■ Exercise objective ■
Pictures stay out of the copy; restate everything else in the material exactly.
--- START ---
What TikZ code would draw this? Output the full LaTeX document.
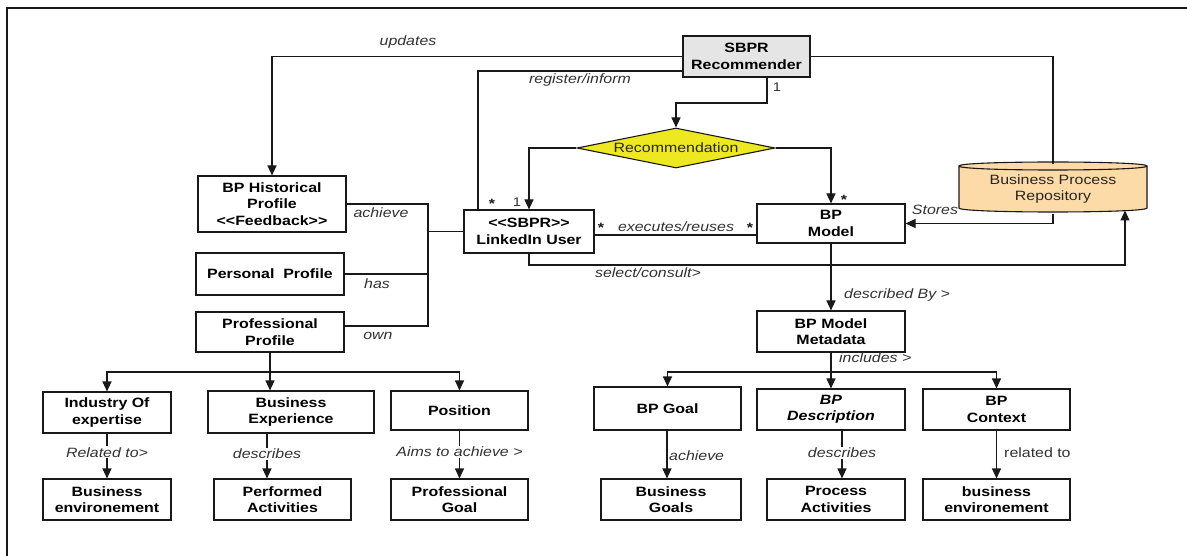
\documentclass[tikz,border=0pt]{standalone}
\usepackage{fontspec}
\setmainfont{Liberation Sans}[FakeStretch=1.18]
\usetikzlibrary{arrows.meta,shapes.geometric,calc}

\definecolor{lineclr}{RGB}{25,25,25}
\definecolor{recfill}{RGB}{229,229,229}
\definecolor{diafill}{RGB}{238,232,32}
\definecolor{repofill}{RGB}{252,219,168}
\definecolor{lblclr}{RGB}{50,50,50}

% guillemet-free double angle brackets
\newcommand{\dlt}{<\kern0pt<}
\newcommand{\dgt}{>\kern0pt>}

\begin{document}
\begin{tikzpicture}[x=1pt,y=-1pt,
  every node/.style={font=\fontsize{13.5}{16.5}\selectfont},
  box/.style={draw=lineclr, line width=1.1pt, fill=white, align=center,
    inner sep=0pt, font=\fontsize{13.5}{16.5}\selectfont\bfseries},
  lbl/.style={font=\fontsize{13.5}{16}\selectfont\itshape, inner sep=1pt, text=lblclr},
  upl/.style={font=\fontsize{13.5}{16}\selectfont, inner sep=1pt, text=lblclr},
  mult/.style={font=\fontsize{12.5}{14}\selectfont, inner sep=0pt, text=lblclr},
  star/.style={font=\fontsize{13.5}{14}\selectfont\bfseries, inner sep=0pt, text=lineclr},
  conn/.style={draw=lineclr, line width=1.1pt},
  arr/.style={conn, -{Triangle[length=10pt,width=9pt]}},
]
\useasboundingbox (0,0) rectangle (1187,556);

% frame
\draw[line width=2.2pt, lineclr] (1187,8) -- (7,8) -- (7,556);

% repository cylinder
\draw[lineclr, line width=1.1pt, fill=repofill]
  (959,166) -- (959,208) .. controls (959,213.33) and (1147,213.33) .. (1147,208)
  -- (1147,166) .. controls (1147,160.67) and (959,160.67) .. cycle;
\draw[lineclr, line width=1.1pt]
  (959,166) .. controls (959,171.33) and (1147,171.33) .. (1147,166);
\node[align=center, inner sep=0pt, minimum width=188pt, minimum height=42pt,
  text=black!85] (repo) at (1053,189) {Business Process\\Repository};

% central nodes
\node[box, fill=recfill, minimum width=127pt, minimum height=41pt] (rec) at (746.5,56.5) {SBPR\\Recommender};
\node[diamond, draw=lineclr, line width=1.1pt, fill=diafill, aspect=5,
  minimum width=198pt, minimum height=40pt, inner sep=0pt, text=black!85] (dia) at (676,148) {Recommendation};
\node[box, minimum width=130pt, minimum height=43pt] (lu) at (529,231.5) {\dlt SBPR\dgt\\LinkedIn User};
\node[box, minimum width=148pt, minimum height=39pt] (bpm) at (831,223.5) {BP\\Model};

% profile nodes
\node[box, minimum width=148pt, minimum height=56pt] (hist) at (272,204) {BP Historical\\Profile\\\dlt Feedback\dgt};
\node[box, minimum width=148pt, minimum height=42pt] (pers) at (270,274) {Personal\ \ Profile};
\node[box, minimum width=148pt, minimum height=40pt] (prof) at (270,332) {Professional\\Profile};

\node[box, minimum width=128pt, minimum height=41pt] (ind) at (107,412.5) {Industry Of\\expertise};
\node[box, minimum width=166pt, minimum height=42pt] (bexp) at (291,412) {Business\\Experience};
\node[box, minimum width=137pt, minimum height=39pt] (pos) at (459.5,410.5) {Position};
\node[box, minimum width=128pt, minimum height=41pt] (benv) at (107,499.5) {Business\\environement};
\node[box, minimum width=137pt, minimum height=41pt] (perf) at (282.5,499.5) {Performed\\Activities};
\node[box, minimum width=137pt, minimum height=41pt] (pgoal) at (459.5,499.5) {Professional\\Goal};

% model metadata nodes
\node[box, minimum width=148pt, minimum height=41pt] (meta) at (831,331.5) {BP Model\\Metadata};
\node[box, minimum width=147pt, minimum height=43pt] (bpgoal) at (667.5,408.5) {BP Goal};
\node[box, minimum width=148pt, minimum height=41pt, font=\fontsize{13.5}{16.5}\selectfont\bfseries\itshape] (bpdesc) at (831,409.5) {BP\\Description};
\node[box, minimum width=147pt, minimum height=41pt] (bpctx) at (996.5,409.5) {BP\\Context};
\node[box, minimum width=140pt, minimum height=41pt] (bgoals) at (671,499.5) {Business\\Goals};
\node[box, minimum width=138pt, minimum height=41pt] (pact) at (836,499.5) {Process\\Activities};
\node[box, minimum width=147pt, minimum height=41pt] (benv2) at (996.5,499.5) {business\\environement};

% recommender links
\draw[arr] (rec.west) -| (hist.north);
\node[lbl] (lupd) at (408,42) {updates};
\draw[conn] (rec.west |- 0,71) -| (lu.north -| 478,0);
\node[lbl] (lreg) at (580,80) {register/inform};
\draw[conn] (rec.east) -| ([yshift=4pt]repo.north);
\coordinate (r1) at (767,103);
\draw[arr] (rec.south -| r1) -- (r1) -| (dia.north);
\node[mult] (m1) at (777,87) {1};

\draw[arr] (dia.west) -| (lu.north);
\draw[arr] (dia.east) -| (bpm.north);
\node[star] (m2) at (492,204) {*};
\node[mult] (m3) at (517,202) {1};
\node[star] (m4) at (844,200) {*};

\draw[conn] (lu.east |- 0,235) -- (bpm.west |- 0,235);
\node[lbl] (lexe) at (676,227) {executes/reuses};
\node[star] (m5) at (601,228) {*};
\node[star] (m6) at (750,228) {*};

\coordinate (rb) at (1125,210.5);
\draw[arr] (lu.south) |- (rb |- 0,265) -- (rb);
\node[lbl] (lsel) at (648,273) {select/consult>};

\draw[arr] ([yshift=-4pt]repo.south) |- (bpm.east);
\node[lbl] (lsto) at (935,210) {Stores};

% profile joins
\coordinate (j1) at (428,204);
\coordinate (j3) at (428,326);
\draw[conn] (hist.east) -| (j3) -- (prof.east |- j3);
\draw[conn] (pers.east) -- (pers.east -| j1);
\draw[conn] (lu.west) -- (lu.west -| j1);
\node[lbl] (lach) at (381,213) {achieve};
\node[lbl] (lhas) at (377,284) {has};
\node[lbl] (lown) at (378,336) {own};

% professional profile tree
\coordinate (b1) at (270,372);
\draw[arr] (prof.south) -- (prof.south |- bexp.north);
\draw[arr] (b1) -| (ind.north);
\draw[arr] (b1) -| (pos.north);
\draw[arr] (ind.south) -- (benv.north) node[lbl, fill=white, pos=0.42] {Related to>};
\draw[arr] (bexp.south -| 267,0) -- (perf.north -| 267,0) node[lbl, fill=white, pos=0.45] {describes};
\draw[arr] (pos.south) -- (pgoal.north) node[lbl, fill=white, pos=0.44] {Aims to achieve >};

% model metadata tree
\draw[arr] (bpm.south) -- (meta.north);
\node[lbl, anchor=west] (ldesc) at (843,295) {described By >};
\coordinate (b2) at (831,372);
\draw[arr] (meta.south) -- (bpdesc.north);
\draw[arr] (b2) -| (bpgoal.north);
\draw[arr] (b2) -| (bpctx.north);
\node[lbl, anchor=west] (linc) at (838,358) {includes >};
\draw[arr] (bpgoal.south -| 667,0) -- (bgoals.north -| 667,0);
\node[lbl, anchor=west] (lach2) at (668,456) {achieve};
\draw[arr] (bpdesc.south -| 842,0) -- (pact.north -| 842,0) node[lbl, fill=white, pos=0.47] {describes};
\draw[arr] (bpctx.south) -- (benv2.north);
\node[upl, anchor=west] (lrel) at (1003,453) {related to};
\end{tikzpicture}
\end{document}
--- END ---
■ Full output ■
What TikZ code would draw this? Output the full LaTeX document.
\documentclass[tikz,border=0pt]{standalone}
\usepackage{fontspec}
\setmainfont{Liberation Sans}[FakeStretch=1.18]
\usetikzlibrary{arrows.meta,shapes.geometric,calc}

\definecolor{lineclr}{RGB}{25,25,25}
\definecolor{recfill}{RGB}{229,229,229}
\definecolor{diafill}{RGB}{238,232,32}
\definecolor{repofill}{RGB}{252,219,168}
\definecolor{lblclr}{RGB}{50,50,50}

% guillemet-free double angle brackets
\newcommand{\dlt}{<\kern0pt<}
\newcommand{\dgt}{>\kern0pt>}

\begin{document}
\begin{tikzpicture}[x=1pt,y=-1pt,
  every node/.style={font=\fontsize{13.5}{16.5}\selectfont},
  box/.style={draw=lineclr, line width=1.1pt, fill=white, align=center,
    inner sep=0pt, font=\fontsize{13.5}{16.5}\selectfont\bfseries},
  lbl/.style={font=\fontsize{13.5}{16}\selectfont\itshape, inner sep=1pt, text=lblclr},
  upl/.style={font=\fontsize{13.5}{16}\selectfont, inner sep=1pt, text=lblclr},
  mult/.style={font=\fontsize{12.5}{14}\selectfont, inner sep=0pt, text=lblclr},
  star/.style={font=\fontsize{13.5}{14}\selectfont\bfseries, inner sep=0pt, text=lineclr},
  conn/.style={draw=lineclr, line width=1.1pt},
  arr/.style={conn, -{Triangle[length=10pt,width=9pt]}},
]
\useasboundingbox (0,0) rectangle (1187,556);

% frame
\draw[line width=2.2pt, lineclr] (1187,8) -- (7,8) -- (7,556);

% repository cylinder
\draw[lineclr, line width=1.1pt, fill=repofill]
  (959,166) -- (959,208) .. controls (959,213.33) and (1147,213.33) .. (1147,208)
  -- (1147,166) .. controls (1147,160.67) and (959,160.67) .. cycle;
\draw[lineclr, line width=1.1pt]
  (959,166) .. controls (959,171.33) and (1147,171.33) .. (1147,166);
\node[align=center, inner sep=0pt, minimum width=188pt, minimum height=42pt,
  text=black!85] (repo) at (1053,189) {Business Process\\Repository};

% central nodes
\node[box, fill=recfill, minimum width=127pt, minimum height=41pt] (rec) at (746.5,56.5) {SBPR\\Recommender};
\node[diamond, draw=lineclr, line width=1.1pt, fill=diafill, aspect=5,
  minimum width=198pt, minimum height=40pt, inner sep=0pt, text=black!85] (dia) at (676,148) {Recommendation};
\node[box, minimum width=130pt, minimum height=43pt] (lu) at (529,231.5) {\dlt SBPR\dgt\\LinkedIn User};
\node[box, minimum width=148pt, minimum height=39pt] (bpm) at (831,223.5) {BP\\Model};

% profile nodes
\node[box, minimum width=148pt, minimum height=56pt] (hist) at (272,204) {BP Historical\\Profile\\\dlt Feedback\dgt};
\node[box, minimum width=148pt, minimum height=42pt] (pers) at (270,274) {Personal\ \ Profile};
\node[box, minimum width=148pt, minimum height=40pt] (prof) at (270,332) {Professional\\Profile};

\node[box, minimum width=128pt, minimum height=41pt] (ind) at (107,412.5) {Industry Of\\expertise};
\node[box, minimum width=166pt, minimum height=42pt] (bexp) at (291,412) {Business\\Experience};
\node[box, minimum width=137pt, minimum height=39pt] (pos) at (459.5,410.5) {Position};
\node[box, minimum width=128pt, minimum height=41pt] (benv) at (107,499.5) {Business\\environement};
\node[box, minimum width=137pt, minimum height=41pt] (perf) at (282.5,499.5) {Performed\\Activities};
\node[box, minimum width=137pt, minimum height=41pt] (pgoal) at (459.5,499.5) {Professional\\Goal};

% model metadata nodes
\node[box, minimum width=148pt, minimum height=41pt] (meta) at (831,331.5) {BP Model\\Metadata};
\node[box, minimum width=147pt, minimum height=43pt] (bpgoal) at (667.5,408.5) {BP Goal};
\node[box, minimum width=148pt, minimum height=41pt, font=\fontsize{13.5}{16.5}\selectfont\bfseries\itshape] (bpdesc) at (831,409.5) {BP\\Description};
\node[box, minimum width=147pt, minimum height=41pt] (bpctx) at (996.5,409.5) {BP\\Context};
\node[box, minimum width=140pt, minimum height=41pt] (bgoals) at (671,499.5) {Business\\Goals};
\node[box, minimum width=138pt, minimum height=41pt] (pact) at (836,499.5) {Process\\Activities};
\node[box, minimum width=147pt, minimum height=41pt] (benv2) at (996.5,499.5) {business\\environement};

% recommender links
\draw[arr] (rec.west) -| (hist.north);
\node[lbl] (lupd) at (408,42) {updates};
\draw[conn] (rec.west |- 0,71) -| (lu.north -| 478,0);
\node[lbl] (lreg) at (580,80) {register/inform};
\draw[conn] (rec.east) -| ([yshift=4pt]repo.north);
\coordinate (r1) at (767,103);
\draw[arr] (rec.south -| r1) -- (r1) -| (dia.north);
\node[mult] (m1) at (777,87) {1};

\draw[arr] (dia.west) -| (lu.north);
\draw[arr] (dia.east) -| (bpm.north);
\node[star] (m2) at (492,204) {*};
\node[mult] (m3) at (517,202) {1};
\node[star] (m4) at (844,200) {*};

\draw[conn] (lu.east |- 0,235) -- (bpm.west |- 0,235);
\node[lbl] (lexe) at (676,227) {executes/reuses};
\node[star] (m5) at (601,228) {*};
\node[star] (m6) at (750,228) {*};

\coordinate (rb) at (1125,210.5);
\draw[arr] (lu.south) |- (rb |- 0,265) -- (rb);
\node[lbl] (lsel) at (648,273) {select/consult>};

\draw[arr] ([yshift=-4pt]repo.south) |- (bpm.east);
\node[lbl] (lsto) at (935,210) {Stores};

% profile joins
\coordinate (j1) at (428,204);
\coordinate (j3) at (428,326);
\draw[conn] (hist.east) -| (j3) -- (prof.east |- j3);
\draw[conn] (pers.east) -- (pers.east -| j1);
\draw[conn] (lu.west) -- (lu.west -| j1);
\node[lbl] (lach) at (381,213) {achieve};
\node[lbl] (lhas) at (377,284) {has};
\node[lbl] (lown) at (378,336) {own};

% professional profile tree
\coordinate (b1) at (270,372);
\draw[arr] (prof.south) -- (prof.south |- bexp.north);
\draw[arr] (b1) -| (ind.north);
\draw[arr] (b1) -| (pos.north);
\draw[arr] (ind.south) -- (benv.north) node[lbl, fill=white, pos=0.42] {Related to>};
\draw[arr] (bexp.south -| 267,0) -- (perf.north -| 267,0) node[lbl, fill=white, pos=0.45] {describes};
\draw[arr] (pos.south) -- (pgoal.north) node[lbl, fill=white, pos=0.44] {Aims to achieve >};

% model metadata tree
\draw[arr] (bpm.south) -- (meta.north);
\node[lbl, anchor=west] (ldesc) at (843,295) {described By >};
\coordinate (b2) at (831,372);
\draw[arr] (meta.south) -- (bpdesc.north);
\draw[arr] (b2) -| (bpgoal.north);
\draw[arr] (b2) -| (bpctx.north);
\node[lbl, anchor=west] (linc) at (838,358) {includes >};
\draw[arr] (bpgoal.south -| 667,0) -- (bgoals.north -| 667,0);
\node[lbl, anchor=west] (lach2) at (668,456) {achieve};
\draw[arr] (bpdesc.south -| 842,0) -- (pact.north -| 842,0) node[lbl, fill=white, pos=0.47] {describes};
\draw[arr] (bpctx.south) -- (benv2.north);
\node[upl, anchor=west] (lrel) at (1003,453) {related to};
\end{tikzpicture}
\end{document}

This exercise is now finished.